Goal:
Set out each line from the following listing that includes the word "this".

Material:

+---+

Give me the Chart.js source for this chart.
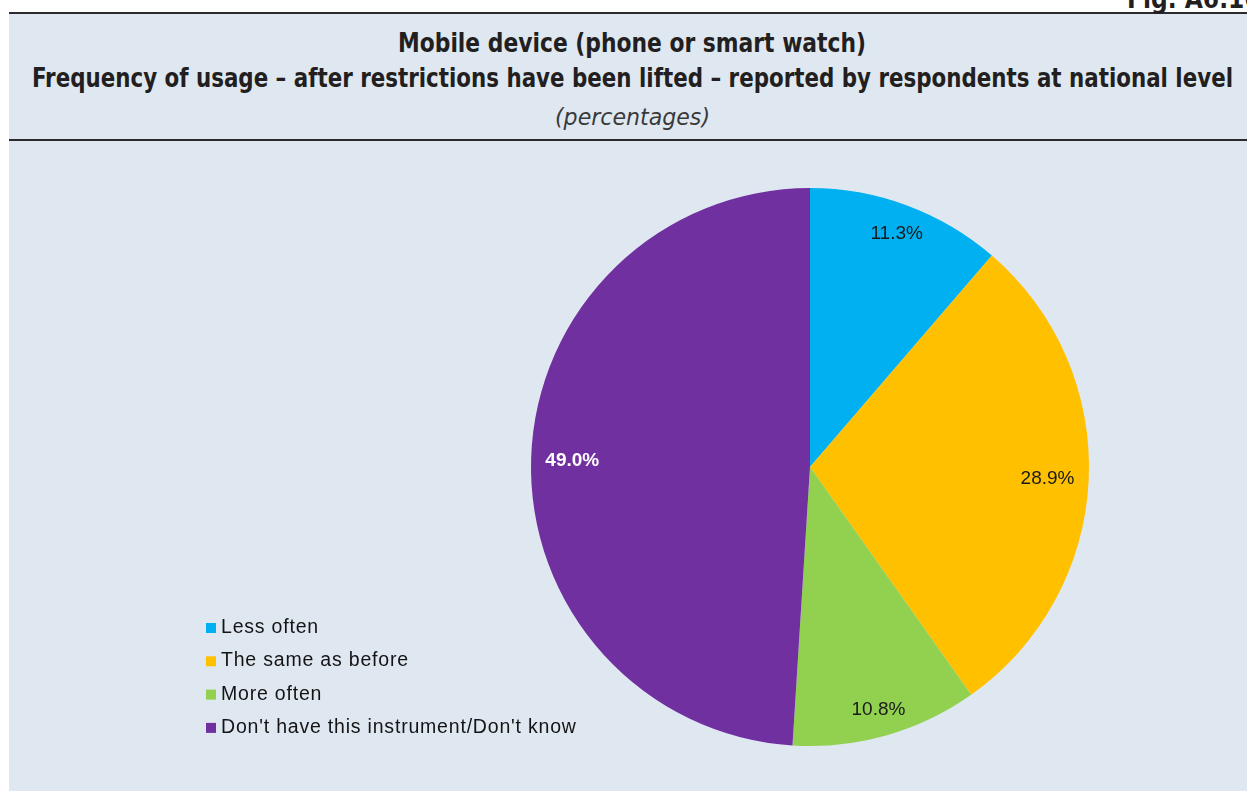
<!DOCTYPE html>
<html>
<head>
<meta charset="utf-8">
<script src="https://cdn.jsdelivr.net/npm/chart.js@4.4.1/dist/chart.umd.min.js"></script>
<style>
    html, body { margin: 0; padding: 0; background: #fff; width: 1247px; height: 791px; overflow: hidden; }
    #panel {
        position: absolute; left: 9px; top: 12px; width: 1238px; height: 779px;
        background: #dfe8f1; border-top: 2px solid #2b2b2b;
    }
    #sep { position: absolute; left: 9px; top: 139px; width: 1238px; height: 2px; background: #2b2b2b; }
    .tline {
        position: absolute; white-space: nowrap; color: #231f20;
        font-family: "Liberation Sans Narrow", "DejaVu Sans Condensed", sans-serif;
        transform-origin: left top;
    }
    .bold { font-weight: bold; font-size: 26px; line-height: 30px; }
    .ital { font-style: italic; font-size: 23px; line-height: 26px; color: #3a3a3a; }
    #fig { position: absolute; left: 1127px; top: -16px; white-space: nowrap; font-weight: bold; font-size: 26px; line-height: 30px;
           font-family: "Liberation Sans Narrow", "DejaVu Sans Condensed", sans-serif; color: #231f20; }
    #chart { position: absolute; left: 0; top: 0; }
</style>
</head>
<body>
<div id="panel"></div>
<div id="sep"></div>
<div id="fig">Fig. A6.16</div>
<span class="tline bold" id="t1" data-x="398" data-y="28" data-w="468">Mobile device (phone or smart watch)</span>
<span class="tline bold" id="t2" data-x="32" data-y="63" data-w="1201">Frequency of usage – after restrictions have been lifted – reported by respondents at national level</span>
<span class="tline ital" id="t3" data-x="555" data-y="104" data-w="155">(percentages)</span>
<canvas id="chart" width="1247" height="791"></canvas>
<script>
// Datos del gráfico
const categorias = ['Less often', 'The same as before', 'More often', "Don't have this instrument/Don't know"];
const valores = [11.3, 28.9, 10.8, 49.0];
const colores = ['#00b0f0', '#ffc000', '#92d050', '#7030a0'];
const coloresEtiqueta = ['#1a1a1a', '#1a1a1a', '#1a1a1a', '#ffffff'];

// Ajustar ancho de los títulos
document.querySelectorAll('.tline').forEach(el => {
    const w = el.getBoundingClientRect().width;
    const target = Number(el.dataset.w);
    el.style.left = el.dataset.x + 'px';
    el.style.top = el.dataset.y + 'px';
    el.style.transform = `scaleX(${target / w})`;
});

// Etiquetas de porcentaje dentro de cada sector
const etiquetasPlugin = {
    id: 'etiquetas',
    afterDatasetsDraw(chart) {
        const ctx = chart.ctx;
        const meta = chart.getDatasetMeta(0);
        ctx.save();
        ctx.textAlign = 'center';
        ctx.textBaseline = 'middle';
        meta.data.forEach((arc, i) => {
            const { x, y, startAngle, endAngle, outerRadius } = arc.getProps(['x', 'y', 'startAngle', 'endAngle', 'outerRadius'], true);
            const mid = (startAngle + endAngle) / 2;
            const texto = valores[i].toFixed(1) + '%';
            ctx.font = (i === 3 ? 'bold ' : '') + '19px "Liberation Sans", Arial, sans-serif';
            const w = ctx.measureText(texto).width;
            const h = 14;
            const cx = Math.cos(mid), cy = Math.sin(mid);
            const half = Math.abs(cx) * w / 2 + Math.abs(cy) * h / 2;
            const d = outerRadius - half - 14;
            ctx.fillStyle = coloresEtiqueta[i];
            ctx.fillText(texto, x + cx * d, y + cy * d + 1);
        });
        ctx.restore();
    }
};

// Leyenda dibujada a la izquierda
const leyendaPlugin = {
    id: 'leyenda',
    afterDraw(chart) {
        const ctx = chart.ctx;
        ctx.save();
        ctx.font = '19.5px "Liberation Sans", Arial, sans-serif';
        ctx.letterSpacing = '0.8px';
        ctx.textBaseline = 'alphabetic';
        chart.data.labels.forEach((label, i) => {
            const y = 633 + i * 33.3;
            ctx.fillStyle = chart.data.datasets[0].backgroundColor[i];
            ctx.fillRect(206, y - 10, 10, 10);
            ctx.fillStyle = '#141414';
            ctx.fillText(label, 221, y);
        });
        ctx.restore();
    }
};

new Chart(document.getElementById('chart'), {
    type: 'pie',
    data: {
        labels: categorias,
        datasets: [{
            data: valores,
            backgroundColor: colores,
            borderWidth: 0
        }]
    },
    options: {
        responsive: false,
        animation: false,
        layout: { padding: { left: 531, right: 158, top: 188, bottom: 45 } },
        plugins: {
            legend: { display: false },
            tooltip: { enabled: false }
        }
    },
    plugins: [etiquetasPlugin, leyendaPlugin]
});
</script>
</body>
</html>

+---+

Task result:
Give me the Chart.js source for this chart.
const categorias = ['Less often', 'The same as before', 'More often', "Don't have this instrument/Don't know"];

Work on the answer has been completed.